Watching Melanie Lynskey try to contain her despair while being denied the simplest considerations brought into focus the feeling I had walking around the morning's march, taking in the surreal modesty of the requests made in speeches and written on signs. Overwhelmingly, all anyone was asking for was kindness, inclusiveness, and to not suffer diminished rights due to their gender, skin color, or sexual orientation. These requests felt unlikely to be taken seriously by an administration that, so far, excels at nothing more than the fervent denial of the reality of its dissenters. In light of this, the bond between Tony and Ruth, who have nothing in common other than a willingness to take each other seriously, struck me as especially cathartic and profound.

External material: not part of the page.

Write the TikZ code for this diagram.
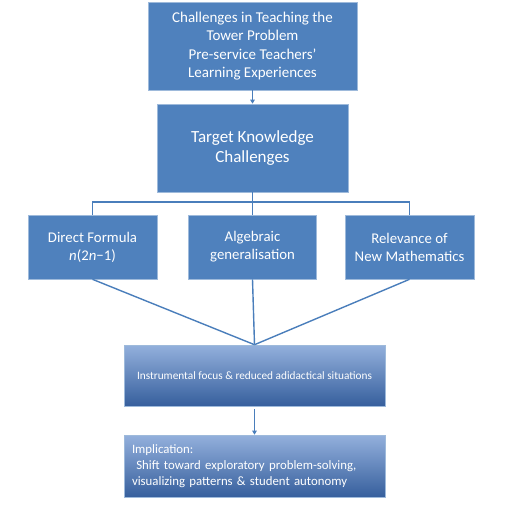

Michael Cera and Abbi Jacobson in 'Person to Person.' Courtesy of the Sundance Institute

This theme continued at that night's screening of Dustin Guy Defa's Person to Person, which follows several storylines played out in a single day in New York City and is led by actors Bene Coopersmith, Tavi Gevinson, Michael Cera, Abbi Jacobson, and Phillip Baker Hall. Defa, who also wrote the screenplay, was coaxed into taking the stage to introduce the film, his feature-length debut, which he did, shyly, saying only, "This film is about tenderness, friendship, and the desire to connect." The storylines are tied together by each character's asking for some small request—to share a meal, to not be forced to socialize, to avoid confrontation, to not be ripped off, to get an honest opinion on a shirt—most of which go unfulfilled. The most representative moment comes when Michael Cera (in a scene that will either make you sad or cringe with embarrassment depending on your level of cynicism) slumps his head down on a desk and asks Abbi Jacobson if she'd just please have a drink with him. When she refuses, he asks, "Why is it so hard to get people to like me?"

There's a good chance that, had I seen the film months ago, I wouldn't have liked it much, nor thought it had enough to say, but as I sat in the Egyptian Theater, exhausted from months of Trump's skillful gaslighting, I decided that watching a film that explored the sheer frustration of having a reasonable request denied was not, at minimum, a meaningless endeavor.